¿Paz sin partidos?
Absurdo imaginar que un demócrata como el padre Francisco de Roux quisiera favorecer la causa uribista. Pero su propuesta de marginar a los partidos políticos del poder local en el posconflicto, entregando los recursos de la paz a etnias, líderes, universidades y empresarios podrá ser un salto al vacío que sólo sirva al autoritarismo. Como al autoritarismo sirvió la ficción de democracia directa que la Carta del 91 introdujo, y cuyo único beneficiario fue Álvaro Uribe, en sus ocho años de caudillismo, corrupción, violencia, persecución a las Cortes y al disidente político. Llegado al poder con la bandera de la antipolítica, gobernó él a sus anchas sobre una sociedad desorganizada, aborregada en su debilidad y en el miedo, pasto de demagogia. Y, pese a que ella se expresa ahora con más ímpetu, frágiles son sus organizaciones, cuando no cooptadas por la contraparte. Peor aún, aquello de marginar a los partidos para reconstituir el poder territorial alrededor de intereses gremiales es reminiscencia del corporativismo fascista de Mussolini y Oliveira Salazar.

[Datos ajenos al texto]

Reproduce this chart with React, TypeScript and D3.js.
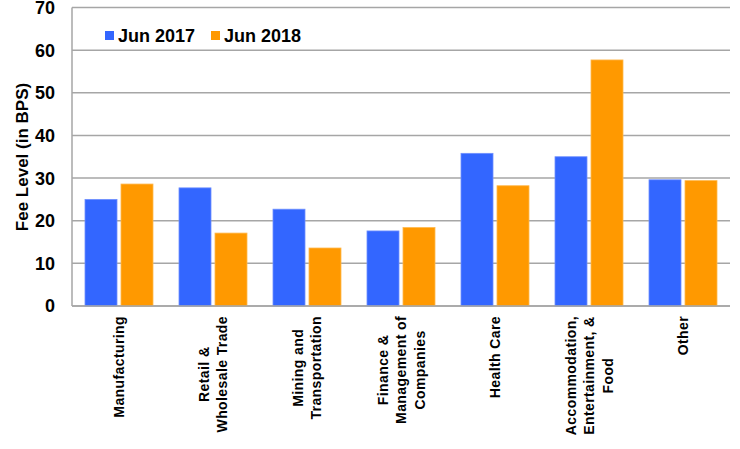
import React, { useEffect, useRef } from "react";
import * as d3 from "d3";

const categories: string[][] = [
  ["Manufacturing"],
  ["Retail &", "Wholesale Trade"],
  ["Mining and", "Transportation"],
  ["Finance &", "Management of", "Companies"],
  ["Health Care"],
  ["Accommodation,", "Entertainment, &", "Food"],
  ["Other"],
];
const jun2017: number[] = [25.0, 27.7, 22.7, 17.6, 35.8, 35.0, 29.6];
const jun2018: number[] = [28.6, 17.1, 13.6, 18.4, 28.2, 57.7, 29.4];
const seriesNames: string[] = ["Jun 2017", "Jun 2018"];
const yTicks: number[] = [0, 10, 20, 30, 40, 50, 60, 70];

const W = 740;
const H = 449;
const FONT = "'Liberation Sans', Arial, Helvetica, sans-serif";
const COLORS = ["#3366FF", "#FF9900"];

export default function App() {
  const ref = useRef<SVGSVGElement | null>(null);

  useEffect(() => {
    const svg = d3.select(ref.current);
    svg.selectAll("*").remove();

    const left = 72, right = 730, top = 7.5, bottom = 306;
    const x = d3.scaleBand<number>().domain(d3.range(categories.length)).range([left, right]).paddingInner(0).paddingOuter(0);
    const y = d3.scaleLinear().domain([0, 70]).range([bottom, top]);
    const barW = 32, gap = 4;

    // gridlines
    svg.append("g").selectAll("line").data(yTicks).join("line")
      .attr("x1", left).attr("x2", right)
      .attr("y1", (d) => y(d)).attr("y2", (d) => y(d))
      .attr("stroke", "#a6a6a6").attr("stroke-width", 1.5);
    // left axis
    svg.append("line").attr("x1", left).attr("x2", left).attr("y1", y(70)).attr("y2", y(0))
      .attr("stroke", "#a6a6a6").attr("stroke-width", 1.5);

    // y tick labels
    svg.append("g").selectAll("text").data(yTicks).join("text")
      .attr("x", 55).attr("y", (d) => y(d)).attr("dy", "0.36em")
      .attr("text-anchor", "end").attr("font-family", FONT).attr("font-weight", "bold")
      .attr("font-size", 18).attr("fill", "#000").text((d) => String(d));

    // y title
    svg.append("text")
      .attr("transform", `translate(28,157) rotate(-90)`)
      .attr("text-anchor", "middle").attr("font-family", FONT).attr("font-weight", "bold")
      .attr("font-size", 17).attr("fill", "#000").text("Fee Level (in BPS)");

    // bars
    const series = [jun2017, jun2018];
    series.forEach((vals, si) => {
      svg.append("g").selectAll("rect").data(vals).join("rect")
        .attr("x", (_d, i) => (x(i) as number) + x.bandwidth() / 2 - barW - gap / 2 + si * (barW + gap))
        .attr("y", (d) => y(d))
        .attr("width", barW)
        .attr("height", (d) => y(0) - y(d))
        .attr("fill", COLORS[si])
        .attr("stroke", si === 0 ? "#6f8fff" : "#ffb84d")
        .attr("stroke-width", 0.8);
    });

    // bottom axis
    svg.append("line").attr("x1", left).attr("x2", right).attr("y1", y(0)).attr("y2", y(0))
      .attr("stroke", "#a6a6a6").attr("stroke-width", 1.5);

    // x labels
    const lineGap = 18.5;
    categories.forEach((lines, i) => {
      const cx = (x(i) as number) + x.bandwidth() / 2;
      const g = svg.append("g");
      const texts = lines.map((ln) =>
        g.append("text").attr("font-family", FONT).attr("font-weight", "bold")
          .attr("font-size", 14).attr("letter-spacing", 0.4).attr("fill", "#000")
          .attr("text-anchor", "middle").text(ln)
      );
      let maxLen = 0;
      texts.forEach((t) => {
        const n = (t.node() as SVGTextElement).getComputedTextLength();
        if (n > maxLen) maxLen = n;
      });
      const cy = 316 + maxLen / 2;
      const n = lines.length;
      texts.forEach((t, k) => {
        const lx = cx + (k - (n - 1) / 2) * lineGap;
        t.attr("transform", `translate(${lx + 5},${cy}) rotate(-90)`);
      });
    });

    // legend
    const legX = [105, 211];
    seriesNames.forEach((name, si) => {
      svg.append("rect").attr("x", legX[si]).attr("y", 31).attr("width", 9).attr("height", 9)
        .attr("fill", COLORS[si]);
      svg.append("text").attr("x", legX[si] + 13).attr("y", 42)
        .attr("font-family", FONT).attr("font-weight", "bold").attr("font-size", 18)
        .attr("fill", "#000").text(name);
    });
  }, []);

  return (
    <svg
      ref={ref}
      width={W}
      height={H}
      style={{ position: "fixed", top: 0, left: 0, background: "#fff" }}
    />
  );
}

Claro que De Roux interpreta el hastío de los colombianos con partidos que proceden como salteadores de caminos y vehículo de criminales hacia las posiciones de mando y control de los recursos públicos. Malestar manifiesto en foro sobre construcción de la paz territorial, donde arrancó aplausos el sacerdote. Pero no es suprimiendo los partidos como se camina mejor hacia la democracia, ni negando, de paso, el advenimiento de nuevas asociaciones políticas llamadas a renovar las elites del poder.
Será una reforma política la que les imponga democracia interna y controles; abra el abanico del sistema; limpie de delitos las elecciones; y reglamente un estatuto de oposición que dé carta de ciudadanía a la idea liberal, a la idea conservadora, a la idea socialista, al conservadurismo ultramontano. Al pluralismo. Que les permita a las Farc trocarse en partido, no bien abandonen las armas. Que le permita al Centro Democrático consolidarse como partido no bien rompa su ambigüedad entre la legalidad y su llamado a la rebelión, cuyo destinatario natural sería, entre otros, el paramilitarismo revitalizado y andante. Y será el primer interpelado por Paloma Valencia, pues ya él había canalizado mares de votos, motosierra en mano, para la elección de Álvaro Uribe y de los cien parapolíticos que fueron su bancada en el Congreso y hoy pagan cárcel.
Destaca Humberto de la Calle dos elementos del cambio que se avecina. Primero, la apertura cobijará a todas las fuerzas políticas. Segundo, la comunidad concurrirá al poder local mediante democracia directa que le garantice a la vez participación y capacidad decisoria; singularmente en mesas de concertación de los planes de desarrollo. Se trata de permitir la expresión de los movimientos sociales, no sólo de los partidos políticos. Para Sergio Jaramillo, el modelo de paz territorial dará voz a la gente y fortalecerá las instituciones del gobierno local, incorporando el nuevo ingrediente de la participación, con procesos y reglas del juego formalizados.
Ricas enseñanzas deja este modelo socialdemocrático que concierta políticas y planes entre el mandatario elegido democráticamente por un partido y los grupos de interés y organizaciones de la comunidad. Mas lo primero será fortalecer las organizaciones sociales, protegerlas, rodearlas de garantías; depurar los partidos, democratizarlos, reformar el sistema electoral y lograr el sueño de la paz: que ningún político vuelva a disparar contra su adversario. Riesgo a la vista si al poder torna un Mesías por el camino de una institucionalidad territorial “no política”, como lo pregona el padre de Roux.